Feb. 27, 2021 Updated Sun., Feb. 28, 2021 at 8:41 a.m.

A Ferruginous hawk flies from a perch atop a pole over power lines near the Chico Basin Ranch, southeast of Colorado Springs, Colo., Thursday, Jan. 28, 2020.  (Rachel Ellis)
A Ferruginous hawk flies from a perch atop a pole over power lines near the Chico Basin Ranch, southeast of Colorado Springs, Colo., Thursday, Jan. 28, 2020. (Rachel Ellis)
Staff reports

A local biologist who participated in North America’s biggest hawk watch in Texas will share his experiences at Spokane Audubon’s March 10 online meeting.
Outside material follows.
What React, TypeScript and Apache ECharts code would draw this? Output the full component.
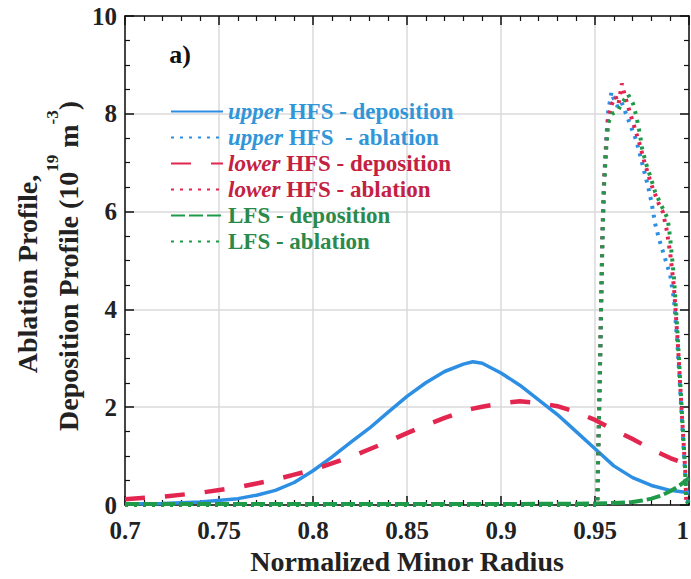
import { useEffect, useRef } from "react";
import * as echarts from "echarts";

const FONT = '"Liberation Serif", "Times New Roman", serif';

// Deposition profiles sampled on a common radius grid
const depX = [
  0.7, 0.72, 0.74, 0.76, 0.77, 0.78, 0.79, 0.8, 0.81, 0.82, 0.83, 0.84, 0.85, 0.86, 0.87,
  0.88, 0.885, 0.89, 0.9, 0.91, 0.92, 0.93, 0.94, 0.95, 0.96, 0.97, 0.98, 0.99, 1.0,
];
const upperDeposition = [
  0.02, 0.03, 0.06, 0.13, 0.2, 0.3, 0.46, 0.7, 0.98, 1.28, 1.57, 1.9, 2.22, 2.5, 2.73,
  2.88, 2.93, 2.9, 2.7, 2.45, 2.15, 1.85, 1.5, 1.15, 0.8, 0.56, 0.4, 0.3, 0.25,
];
const lowerDeposition = [
  0.12, 0.17, 0.25, 0.36, 0.44, 0.52, 0.62, 0.72, 0.85, 0.98, 1.14, 1.3, 1.47, 1.63, 1.78,
  1.92, 1.97, 2.01, 2.08, 2.12, 2.09, 2.02, 1.9, 1.74, 1.54, 1.35, 1.14, 0.96, 0.82,
];
const lfsDepX = [0.7, 0.8, 0.9, 0.95, 0.96, 0.97, 0.975, 0.98, 0.985, 0.99, 0.995, 1.0];
const lfsDeposition = [0.02, 0.02, 0.02, 0.03, 0.04, 0.06, 0.09, 0.13, 0.19, 0.28, 0.4, 0.55];

// Ablation profiles as [radius, value] pairs
const upperAblation: [number, number][] = [
  [0.7, 0], [0.9512, 0], [0.9518, 1.2], [0.9525, 2.5], [0.9533, 4.2], [0.954, 5.6],
  [0.9548, 6.6], [0.956, 7.5], [0.957, 8.05], [0.9588, 8.45], [0.96, 8.3], [0.962, 8.15],
  [0.964, 8.25], [0.966, 8.05], [0.968, 7.85], [0.97, 7.65], [0.972, 7.45], [0.974, 7.15],
  [0.976, 6.85], [0.978, 6.55], [0.98, 6.2], [0.982, 5.75], [0.984, 5.45], [0.986, 5.2],
  [0.988, 4.95], [0.99, 4.7], [0.992, 4.2], [0.994, 3.2], [0.996, 1.9], [0.998, 0.6],
  [0.999, 0.15], [1.0, 0],
];
const lowerAblation: [number, number][] = [
  [0.7, 0], [0.9512, 0], [0.9518, 1.2], [0.9525, 2.5], [0.9533, 4.2], [0.954, 5.6],
  [0.9548, 6.6], [0.956, 7.4], [0.957, 7.9], [0.959, 8.2], [0.961, 8.35], [0.9625, 8.2],
  [0.9643, 8.62], [0.966, 8.35], [0.968, 8.1], [0.97, 7.85], [0.972, 7.6], [0.974, 7.35],
  [0.976, 7.05], [0.978, 6.8], [0.98, 6.55], [0.982, 6.35], [0.984, 6.15], [0.986, 6.0],
  [0.988, 5.65], [0.99, 5.15], [0.992, 4.45], [0.994, 3.35], [0.996, 2.0], [0.998, 0.7],
  [0.9985, 0.1], [1.0, 0],
];
const lfsAblation: [number, number][] = [
  [0.7, 0], [0.9512, 0], [0.9518, 1.2], [0.9525, 2.5], [0.9533, 4.1], [0.954, 5.5],
  [0.9548, 6.5], [0.956, 7.3], [0.957, 7.8], [0.959, 8.0], [0.962, 8.05], [0.964, 8.2],
  [0.9675, 8.4], [0.9703, 8.2], [0.972, 7.95], [0.9738, 7.6], [0.975, 7.3], [0.977, 7.0],
  [0.98, 6.65], [0.982, 6.4], [0.985, 6.15], [0.9887, 5.85], [0.99, 5.45], [0.992, 4.65],
  [0.994, 3.45], [0.996, 2.05], [0.998, 0.7], [0.9985, 0.1], [1.0, 0],
];

const seriesNames = [
  "upper HFS - deposition",
  "upper HFS  - ablation",
  "lower HFS - deposition",
  "lower HFS - ablation",
  "LFS - deposition",
  "LFS - ablation",
];

const BLUE = "#2d8fe3";
const RED = "#e2264f";
const GREEN = "#1e9a48";
const BLUE_TEXT = "#3196d8";
const RED_TEXT = "#c42142";
const GREEN_TEXT = "#2b8a4b";

const DOTTED = [3, 6];
const RED_DASH = [20, 20];
const GREEN_DASH = [14, 4];

function zip(xs: number[], ys: number[]) {
  return xs.map((x, i) => [x, ys[i]]);
}

function lineSeries(name: string, data: any[], color: string, width: number, type: any, z: number) {
  return {
    type: "line",
    name,
    data,
    symbol: "none",
    clip: false,
    z,
    lineStyle: { color, width, type },
    itemStyle: { color },
    emphasis: { disabled: true },
  };
}

const axisLineStyle = { color: "#111", width: 1.5 };

export default function App() {
  const ref = useRef<HTMLDivElement>(null);

  useEffect(() => {
    if (!ref.current) return;
    const chart = echarts.init(ref.current, null, { renderer: "svg" });

    const tickFmt = (v: number) => String(+v.toFixed(2));

    const option: any = {
      animation: false,
      backgroundColor: "#ffffff",
      grid: {
        left: 125,
        right: 2,
        top: 16,
        bottom: 74,
        containLabel: false,
        outerBoundsMode: "none",
      },
      xAxis: [
        {
          type: "value",
          min: 0.7,
          max: 1,
          interval: 0.05,
          position: "bottom",
          axisLine: { show: true, onZero: false, lineStyle: axisLineStyle },
          axisTick: { show: true, inside: true, length: 9, lineStyle: axisLineStyle },
          minorTick: { show: true, splitNumber: 5, length: 5, lineStyle: { color: "#111", width: 1.2 } },
          splitLine: { show: true, lineStyle: { color: "#dadada", width: 1.5 } },
          axisLabel: {
            color: "#222",
            fontFamily: FONT,
            fontWeight: "bold",
            fontSize: 25,
            margin: 13,
            alignMaxLabel: "right",
            formatter: tickFmt,
          },
          name: "Normalized Minor Radius",
          nameLocation: "middle",
          nameGap: 40,
          nameTextStyle: { color: "#222", fontFamily: FONT, fontWeight: "bold", fontSize: 28 },
        },
        {
          type: "value",
          min: 0.7,
          max: 1,
          interval: 0.05,
          position: "top",
          axisLine: { show: true, onZero: false, lineStyle: axisLineStyle },
          axisTick: { show: true, inside: true, length: 9, lineStyle: axisLineStyle },
          minorTick: { show: true, splitNumber: 5, length: 5, lineStyle: { color: "#111", width: 1.2 } },
          splitLine: { show: false },
          axisLabel: { show: false },
        },
      ],
      yAxis: [
        {
          type: "value",
          min: 0,
          max: 10,
          interval: 2,
          position: "left",
          axisLine: { show: true, onZero: false, lineStyle: axisLineStyle },
          axisTick: { show: true, inside: true, length: 9, lineStyle: axisLineStyle },
          minorTick: { show: true, splitNumber: 4, length: 5, lineStyle: { color: "#111", width: 1.2 } },
          splitLine: { show: true, lineStyle: { color: "#dadada", width: 1.5 } },
          axisLabel: { color: "#222", fontFamily: FONT, fontWeight: "bold", fontSize: 25, margin: 8 },
        },
        {
          type: "value",
          min: 0,
          max: 10,
          interval: 2,
          position: "right",
          axisLine: { show: true, onZero: false, lineStyle: axisLineStyle },
          axisTick: { show: true, inside: true, length: 9, lineStyle: axisLineStyle },
          minorTick: { show: true, splitNumber: 4, length: 5, lineStyle: { color: "#111", width: 1.2 } },
          splitLine: { show: false },
          axisLabel: { show: false },
        },
      ],
      legend: {
        orient: "vertical",
        left: 170,
        top: 100,
        padding: 0,
        itemWidth: 52,
        itemHeight: 14,
        itemGap: 3,
        selectedMode: false,
        itemStyle: { opacity: 0 },
        data: [
          { name: seriesNames[0], textStyle: { color: BLUE_TEXT } },
          { name: seriesNames[1], textStyle: { color: BLUE_TEXT } },
          { name: seriesNames[2], textStyle: { color: RED_TEXT } },
          { name: seriesNames[3], textStyle: { color: RED_TEXT } },
          { name: seriesNames[4], textStyle: { color: GREEN_TEXT } },
          { name: seriesNames[5], textStyle: { color: GREEN_TEXT } },
        ],
        formatter: (name: string) => {
          const m = name.match(/^(upper|lower)(.*)$/);
          return m ? `{i|${m[1]}}${m[2]}` : name;
        },
        textStyle: {
          fontFamily: FONT,
          fontWeight: "bold",
          fontSize: 23,
          lineHeight: 20,
          rich: {
            i: { fontFamily: FONT, fontWeight: "bold", fontStyle: "italic", fontSize: 23, lineHeight: 20 },
          },
        },
      },
      graphic: [
        {
          type: "text",
          x: 27,
          y: 274,
          rotation: Math.PI / 2,
          style: {
            text: "Ablation Profile,",
            fill: "#222",
            fontFamily: FONT,
            fontWeight: "bold",
            fontSize: 28,
            align: "center",
            verticalAlign: "middle",
          },
        },
        {
          type: "text",
          x: 63,
          y: 266,
          rotation: Math.PI / 2,
          style: {
            text: "{n|Deposition Profile (10}{s|19}{n| m}{s|-3}{n|)}",
            fill: "#222",
            align: "center",
            verticalAlign: "middle",
            rich: {
              n: {
                fontFamily: FONT,
                fontWeight: "bold",
                fontSize: 28,
                lineHeight: 28,
                verticalAlign: "bottom",
              },
              s: {
                fontFamily: FONT,
                fontWeight: "bold",
                fontSize: 17,
                lineHeight: 38,
                verticalAlign: "top",
              },
            },
          },
        },
        {
          type: "text",
          x: 180,
          y: 54,
          style: {
            text: "a)",
            fill: "#111",
            fontFamily: FONT,
            fontWeight: "bold",
            fontSize: 26,
            align: "center",
            verticalAlign: "middle",
          },
        },
      ],
      series: [
        lineSeries(seriesNames[0], zip(depX, upperDeposition), BLUE, 3.5, "solid", 3),
        lineSeries(seriesNames[1], upperAblation, BLUE, 4, DOTTED, 4),
        lineSeries(seriesNames[2], zip(depX, lowerDeposition), RED, 4.5, RED_DASH, 5),
        lineSeries(seriesNames[3], lowerAblation, RED, 4, DOTTED, 6),
        lineSeries(seriesNames[4], zip(lfsDepX, lfsDeposition), GREEN, 4, GREEN_DASH, 7),
        lineSeries(seriesNames[5], lfsAblation, GREEN, 4, DOTTED, 8),
      ],
    };

    chart.setOption(option);
    return () => chart.dispose();
  }, []);

  return (
    <div
      ref={ref}
      style={{ position: "fixed", left: 0, top: 0, width: 691, height: 579, background: "#fff" }}
    />
  );
}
R.J. Baltierra graduated from Washington State University with a zoology degree in 2018, and that summer he volunteered for Hawk Watch International’s hawk migration count along the Texas coastal bend near Corpus Christi. Since 1997, the hawk count in that area has recorded the greatest number and diversity of hawks in the U.S. and Canada – now over 1 million from 28 species.

Baltierra, who has been birding since he was 8 years old and working bird surveys in Idaho for several years, will talk about and show photos from the Texas hawk watch.

Details on joining the March 10 Zoom meeting starting at 7 p.m. are in the chapter’s March “Pygmy Owl” newsletter at www.audubonspokane.org/.

Spokane Audubon is a 50-year-old nonprofit organization and chapter of the National Audubon Society with over 700 members who advocate for birds and their habitats and connect people to nature in the Inland Northwest.